» **YOUR INSTRUCTIONS**: Write out each line exactly as given. Leave the pictures out of your copy.
━━ RAW DATA
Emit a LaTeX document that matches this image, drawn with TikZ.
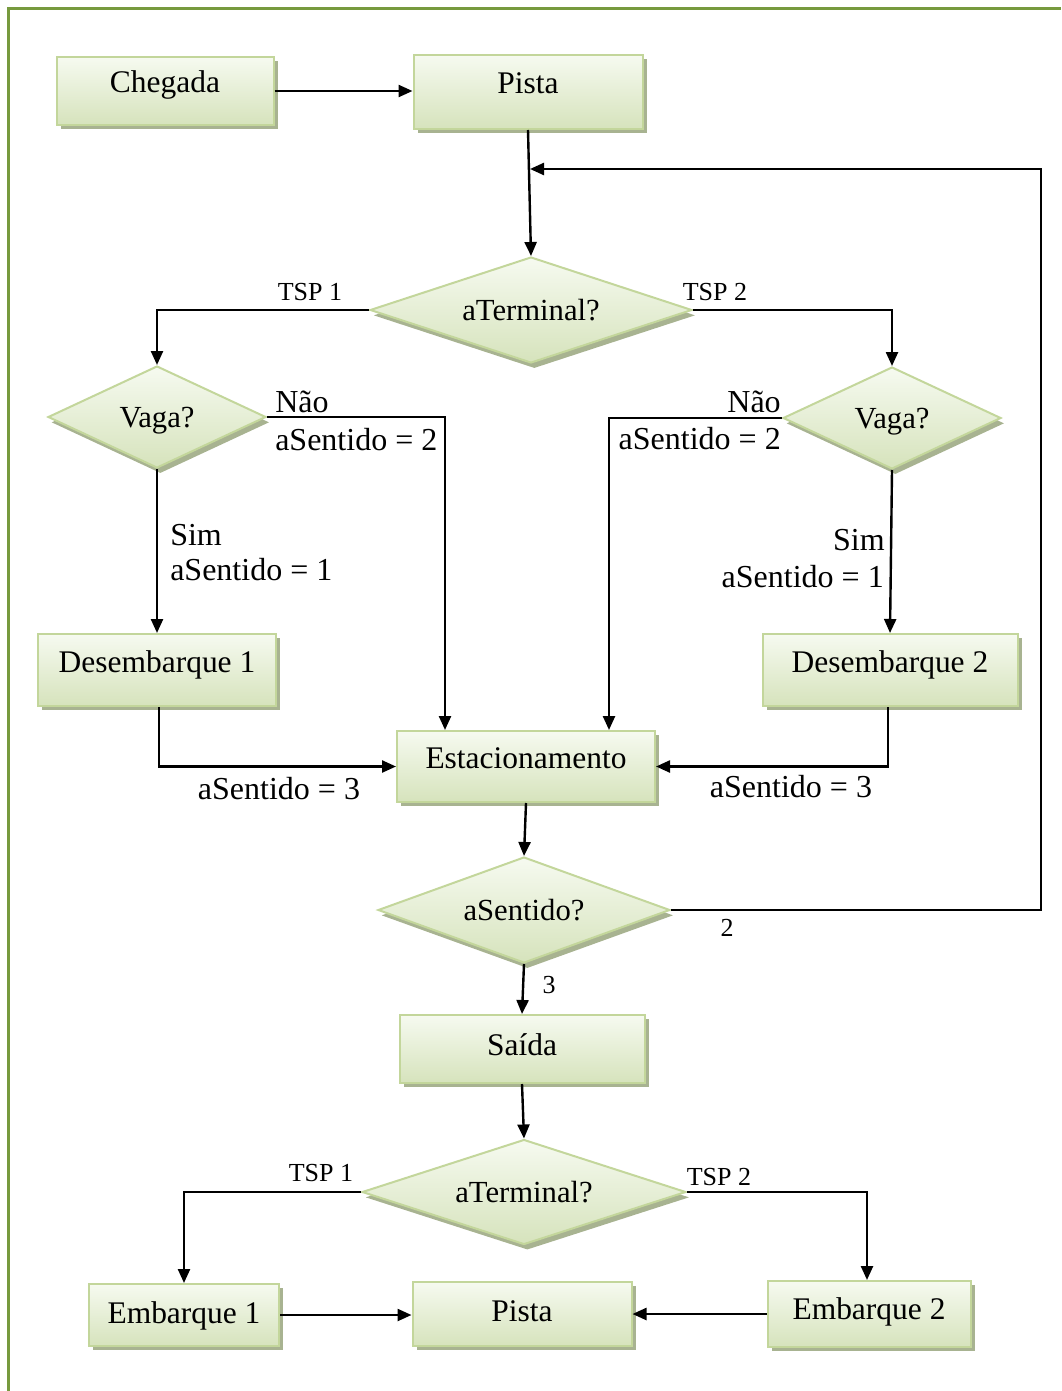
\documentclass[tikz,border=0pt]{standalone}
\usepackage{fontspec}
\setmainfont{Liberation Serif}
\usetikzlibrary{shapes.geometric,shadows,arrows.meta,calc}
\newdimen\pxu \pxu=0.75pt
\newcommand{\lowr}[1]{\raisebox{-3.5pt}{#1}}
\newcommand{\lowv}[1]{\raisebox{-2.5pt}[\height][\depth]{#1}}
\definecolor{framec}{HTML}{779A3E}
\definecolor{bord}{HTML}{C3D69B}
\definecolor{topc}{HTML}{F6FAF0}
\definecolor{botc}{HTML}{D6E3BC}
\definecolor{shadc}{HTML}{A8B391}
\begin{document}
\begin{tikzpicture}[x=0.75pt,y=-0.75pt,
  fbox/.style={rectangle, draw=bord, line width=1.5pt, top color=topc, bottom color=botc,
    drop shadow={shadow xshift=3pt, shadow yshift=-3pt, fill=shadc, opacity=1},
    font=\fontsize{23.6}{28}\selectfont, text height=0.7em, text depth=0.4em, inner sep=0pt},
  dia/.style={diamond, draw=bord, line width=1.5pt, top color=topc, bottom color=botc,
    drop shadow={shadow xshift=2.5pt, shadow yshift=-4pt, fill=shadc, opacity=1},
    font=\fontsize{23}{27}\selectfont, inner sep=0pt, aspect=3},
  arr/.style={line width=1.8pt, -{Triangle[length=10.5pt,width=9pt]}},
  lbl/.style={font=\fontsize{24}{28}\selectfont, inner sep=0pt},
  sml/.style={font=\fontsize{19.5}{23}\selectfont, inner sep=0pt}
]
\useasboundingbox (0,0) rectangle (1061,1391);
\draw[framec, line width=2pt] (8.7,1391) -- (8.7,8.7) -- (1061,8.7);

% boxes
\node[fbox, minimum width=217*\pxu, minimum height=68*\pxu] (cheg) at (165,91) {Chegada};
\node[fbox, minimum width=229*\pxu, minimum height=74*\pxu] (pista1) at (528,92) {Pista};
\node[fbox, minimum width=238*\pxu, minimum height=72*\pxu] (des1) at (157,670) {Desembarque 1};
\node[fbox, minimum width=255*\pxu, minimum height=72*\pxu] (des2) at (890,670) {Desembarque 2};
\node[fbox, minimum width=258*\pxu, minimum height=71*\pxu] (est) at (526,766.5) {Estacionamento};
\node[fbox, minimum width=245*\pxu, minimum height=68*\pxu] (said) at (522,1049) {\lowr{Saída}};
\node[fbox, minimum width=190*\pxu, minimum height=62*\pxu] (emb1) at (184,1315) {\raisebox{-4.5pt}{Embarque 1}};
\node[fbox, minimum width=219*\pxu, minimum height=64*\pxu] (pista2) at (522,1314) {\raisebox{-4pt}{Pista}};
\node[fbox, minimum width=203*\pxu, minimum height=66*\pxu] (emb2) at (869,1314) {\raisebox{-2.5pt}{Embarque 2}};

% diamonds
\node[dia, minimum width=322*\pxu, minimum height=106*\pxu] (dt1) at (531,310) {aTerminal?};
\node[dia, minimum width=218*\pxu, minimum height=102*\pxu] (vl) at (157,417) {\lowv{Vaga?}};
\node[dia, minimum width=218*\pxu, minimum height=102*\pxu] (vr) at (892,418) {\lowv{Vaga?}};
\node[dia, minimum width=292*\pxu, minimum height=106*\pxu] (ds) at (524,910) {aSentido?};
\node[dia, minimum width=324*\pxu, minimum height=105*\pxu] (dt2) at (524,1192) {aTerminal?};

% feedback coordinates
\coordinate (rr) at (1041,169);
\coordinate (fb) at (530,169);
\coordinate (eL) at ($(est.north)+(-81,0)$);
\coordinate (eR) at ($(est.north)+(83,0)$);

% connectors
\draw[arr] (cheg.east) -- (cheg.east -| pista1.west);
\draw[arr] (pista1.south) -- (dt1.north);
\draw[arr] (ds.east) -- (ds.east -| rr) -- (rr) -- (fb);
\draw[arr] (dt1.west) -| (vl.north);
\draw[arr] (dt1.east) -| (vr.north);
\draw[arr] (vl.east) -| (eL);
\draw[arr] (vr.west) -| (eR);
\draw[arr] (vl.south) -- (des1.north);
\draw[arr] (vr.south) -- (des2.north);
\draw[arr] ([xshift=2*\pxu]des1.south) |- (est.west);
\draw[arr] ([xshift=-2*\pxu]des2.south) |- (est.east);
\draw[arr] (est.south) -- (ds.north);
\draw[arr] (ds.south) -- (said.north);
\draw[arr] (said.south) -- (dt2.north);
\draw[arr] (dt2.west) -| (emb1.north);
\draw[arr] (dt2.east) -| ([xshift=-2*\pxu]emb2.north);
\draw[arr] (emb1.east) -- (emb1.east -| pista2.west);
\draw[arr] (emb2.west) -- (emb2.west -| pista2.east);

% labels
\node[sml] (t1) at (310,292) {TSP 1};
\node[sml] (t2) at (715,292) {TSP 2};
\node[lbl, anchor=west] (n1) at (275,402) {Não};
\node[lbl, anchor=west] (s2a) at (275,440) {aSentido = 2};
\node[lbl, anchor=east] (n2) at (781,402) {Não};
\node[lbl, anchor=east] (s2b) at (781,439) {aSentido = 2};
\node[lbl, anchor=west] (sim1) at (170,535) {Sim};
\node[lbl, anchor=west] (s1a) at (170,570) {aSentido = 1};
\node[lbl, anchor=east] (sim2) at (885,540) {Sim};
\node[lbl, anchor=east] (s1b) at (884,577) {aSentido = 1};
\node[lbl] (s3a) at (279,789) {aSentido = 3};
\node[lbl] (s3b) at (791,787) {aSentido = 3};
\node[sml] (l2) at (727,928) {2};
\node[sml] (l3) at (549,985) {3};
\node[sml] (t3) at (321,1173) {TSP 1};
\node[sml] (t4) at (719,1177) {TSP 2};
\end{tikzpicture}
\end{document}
━━━━
» **CORRECT RESULT**:
Emit a LaTeX document that matches this image, drawn with TikZ.
\documentclass[tikz,border=0pt]{standalone}
\usepackage{fontspec}
\setmainfont{Liberation Serif}
\usetikzlibrary{shapes.geometric,shadows,arrows.meta,calc}
\newdimen\pxu \pxu=0.75pt
\newcommand{\lowr}[1]{\raisebox{-3.5pt}{#1}}
\newcommand{\lowv}[1]{\raisebox{-2.5pt}[\height][\depth]{#1}}
\definecolor{framec}{HTML}{779A3E}
\definecolor{bord}{HTML}{C3D69B}
\definecolor{topc}{HTML}{F6FAF0}
\definecolor{botc}{HTML}{D6E3BC}
\definecolor{shadc}{HTML}{A8B391}
\begin{document}
\begin{tikzpicture}[x=0.75pt,y=-0.75pt,
  fbox/.style={rectangle, draw=bord, line width=1.5pt, top color=topc, bottom color=botc,
    drop shadow={shadow xshift=3pt, shadow yshift=-3pt, fill=shadc, opacity=1},
    font=\fontsize{23.6}{28}\selectfont, text height=0.7em, text depth=0.4em, inner sep=0pt},
  dia/.style={diamond, draw=bord, line width=1.5pt, top color=topc, bottom color=botc,
    drop shadow={shadow xshift=2.5pt, shadow yshift=-4pt, fill=shadc, opacity=1},
    font=\fontsize{23}{27}\selectfont, inner sep=0pt, aspect=3},
  arr/.style={line width=1.8pt, -{Triangle[length=10.5pt,width=9pt]}},
  lbl/.style={font=\fontsize{24}{28}\selectfont, inner sep=0pt},
  sml/.style={font=\fontsize{19.5}{23}\selectfont, inner sep=0pt}
]
\useasboundingbox (0,0) rectangle (1061,1391);
\draw[framec, line width=2pt] (8.7,1391) -- (8.7,8.7) -- (1061,8.7);

% boxes
\node[fbox, minimum width=217*\pxu, minimum height=68*\pxu] (cheg) at (165,91) {Chegada};
\node[fbox, minimum width=229*\pxu, minimum height=74*\pxu] (pista1) at (528,92) {Pista};
\node[fbox, minimum width=238*\pxu, minimum height=72*\pxu] (des1) at (157,670) {Desembarque 1};
\node[fbox, minimum width=255*\pxu, minimum height=72*\pxu] (des2) at (890,670) {Desembarque 2};
\node[fbox, minimum width=258*\pxu, minimum height=71*\pxu] (est) at (526,766.5) {Estacionamento};
\node[fbox, minimum width=245*\pxu, minimum height=68*\pxu] (said) at (522,1049) {\lowr{Saída}};
\node[fbox, minimum width=190*\pxu, minimum height=62*\pxu] (emb1) at (184,1315) {\raisebox{-4.5pt}{Embarque 1}};
\node[fbox, minimum width=219*\pxu, minimum height=64*\pxu] (pista2) at (522,1314) {\raisebox{-4pt}{Pista}};
\node[fbox, minimum width=203*\pxu, minimum height=66*\pxu] (emb2) at (869,1314) {\raisebox{-2.5pt}{Embarque 2}};

% diamonds
\node[dia, minimum width=322*\pxu, minimum height=106*\pxu] (dt1) at (531,310) {aTerminal?};
\node[dia, minimum width=218*\pxu, minimum height=102*\pxu] (vl) at (157,417) {\lowv{Vaga?}};
\node[dia, minimum width=218*\pxu, minimum height=102*\pxu] (vr) at (892,418) {\lowv{Vaga?}};
\node[dia, minimum width=292*\pxu, minimum height=106*\pxu] (ds) at (524,910) {aSentido?};
\node[dia, minimum width=324*\pxu, minimum height=105*\pxu] (dt2) at (524,1192) {aTerminal?};

% feedback coordinates
\coordinate (rr) at (1041,169);
\coordinate (fb) at (530,169);
\coordinate (eL) at ($(est.north)+(-81,0)$);
\coordinate (eR) at ($(est.north)+(83,0)$);

% connectors
\draw[arr] (cheg.east) -- (cheg.east -| pista1.west);
\draw[arr] (pista1.south) -- (dt1.north);
\draw[arr] (ds.east) -- (ds.east -| rr) -- (rr) -- (fb);
\draw[arr] (dt1.west) -| (vl.north);
\draw[arr] (dt1.east) -| (vr.north);
\draw[arr] (vl.east) -| (eL);
\draw[arr] (vr.west) -| (eR);
\draw[arr] (vl.south) -- (des1.north);
\draw[arr] (vr.south) -- (des2.north);
\draw[arr] ([xshift=2*\pxu]des1.south) |- (est.west);
\draw[arr] ([xshift=-2*\pxu]des2.south) |- (est.east);
\draw[arr] (est.south) -- (ds.north);
\draw[arr] (ds.south) -- (said.north);
\draw[arr] (said.south) -- (dt2.north);
\draw[arr] (dt2.west) -| (emb1.north);
\draw[arr] (dt2.east) -| ([xshift=-2*\pxu]emb2.north);
\draw[arr] (emb1.east) -- (emb1.east -| pista2.west);
\draw[arr] (emb2.west) -- (emb2.west -| pista2.east);

% labels
\node[sml] (t1) at (310,292) {TSP 1};
\node[sml] (t2) at (715,292) {TSP 2};
\node[lbl, anchor=west] (n1) at (275,402) {Não};
\node[lbl, anchor=west] (s2a) at (275,440) {aSentido = 2};
\node[lbl, anchor=east] (n2) at (781,402) {Não};
\node[lbl, anchor=east] (s2b) at (781,439) {aSentido = 2};
\node[lbl, anchor=west] (sim1) at (170,535) {Sim};
\node[lbl, anchor=west] (s1a) at (170,570) {aSentido = 1};
\node[lbl, anchor=east] (sim2) at (885,540) {Sim};
\node[lbl, anchor=east] (s1b) at (884,577) {aSentido = 1};
\node[lbl] (s3a) at (279,789) {aSentido = 3};
\node[lbl] (s3b) at (791,787) {aSentido = 3};
\node[sml] (l2) at (727,928) {2};
\node[sml] (l3) at (549,985) {3};
\node[sml] (t3) at (321,1173) {TSP 1};
\node[sml] (t4) at (719,1177) {TSP 2};
\end{tikzpicture}
\end{document}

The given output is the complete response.